Have you ever noticed how many numbers we use to define ourselves? Age. GPA. Salary. Number of bedrooms our house has. Credit score. Credit limit. And, of course, The Big One (or, hopefully, the small one!)...weight. I really try to look at weight as "just a number." I want to be more than a number. I want to believe how I look and feel about myself, how my clothes fit, how healthy I am is more important . But...BUT...the number on that damn scale still means a lot! It's a clear measure of our success (or failure), even though it can't really give us the whole picture, like how much is water weight, or "that time of month" weight, or that it looks like we gained but really it's only because we lost fat and gained muscle. It really should be only one measure of our success, but so many of us live and die by the scale! I only weigh myself once a week, because I know if I tried to do it any more frequently I would obsess over it endlessly, and really, I have enough I am obsessing about at the moment!
That said, this "magic number" is something that has carried weight (no pun intended) all my life. If you throw a date at me, I can tell you pretty accurately what I weighed during that period of my life. In fact, my weight is tied up in pretty much all of my memories - oh, I was skinny then, those were good times, or I was heavy then, I don't like to think about those days. Sometimes I wonder how my kids will remember me, or tell their kids about me, because I am in hardly any pictures - I refuse to let myself be photographed. I use the excuse "I'm always the one behind the camera."
I have been thinking a lot about my goals lately. I knew I needed to "nail it down" so to speak, but it suddenly seems like a Very. Big. Thing. To put an Actual Number out there, a target that I might miss, a goal I might not reach. I know, though, that without a goal, I tend to be pretty aimless. I know for sure I would not have run three days a week for the past 6 weeks without a plan and a goal . I'm not sure why it was so hard for me to do this - well duh, of course I do. I was afraid to set myself up for failure. Do I play it safe and aim for something I know I can reach and be satisfied, or do I take the risk and really push myself to be the best I can be?
So here's how my thought process went...In high school/early college, my low weight was around 140, and I considered that a good weight for my frame. I went up and down for a few years, then settled somewhere around 160 in my early 20's. When I got pregnant the first time, I was around 175, and for some reason, that is the number that has stuck in my head ever since as a "goal weight." In my mind, after having three kids and passing the Big 4-0, that just seemed like the best I could do. Every time I went to WW (numerous times - I've really lost count at this point), they would give me a much lower "lifetime" goal weight, but I would argue and say no, no, I am middle age, I have three kids, I have big bones, etc etc blah blah blah so on and so forth. I didn't really care what the "professionals" had to say, I had determined what I felt I could accomplish, so they must accept it.

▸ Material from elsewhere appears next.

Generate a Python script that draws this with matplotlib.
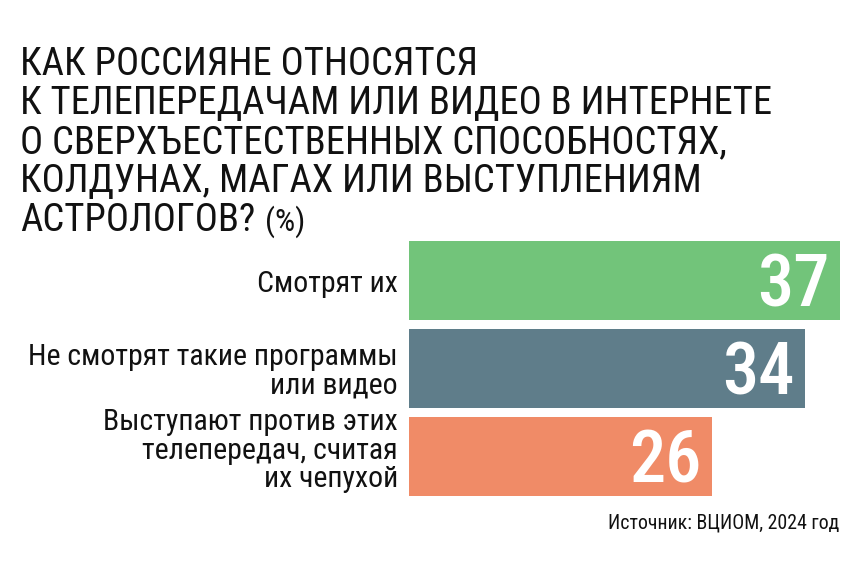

Up until about a week ago, that was the goal I had set for myself. 175. It did not feel entirely satisfying, but it felt achievable. Then I started feeling like I was being kind of wimpy about it - I mean, did I want to do this or did I want to half-way do this? How hard was I willing to work? So, I lowered it to 165. I mean, that's close to what I weighed 20 years ago, so surely I could feel good about weighing what I did in my 20's, before pregnancy killed my abs and every gram of fat I ate took up residence around my belly or on my ass. But then I started reading some amazing blogs, women of all ages, Mamas and Not Mamas, who had lost 100 pounds or more, and I started to think...Could I? Would I? Dare I?
I didn't want to be someone who had to lose 100 pounds - OMG if anyone had said that to me a year ago I would have eaten myself into a coma stressing about it, but now, today, I think...I think it's doable. So, my new, official goal is to lose 100 pounds from my highest recorded weight of 250. 100 POUNDS!!! That's twice what my 7 year old weighs. Just slightly more than my 12 year old weighs. But you know what? I'm already halfway there, so I am going to keep on trucking, doing what I need to do, one day at a time.Ah, it feels so much better to have a goal!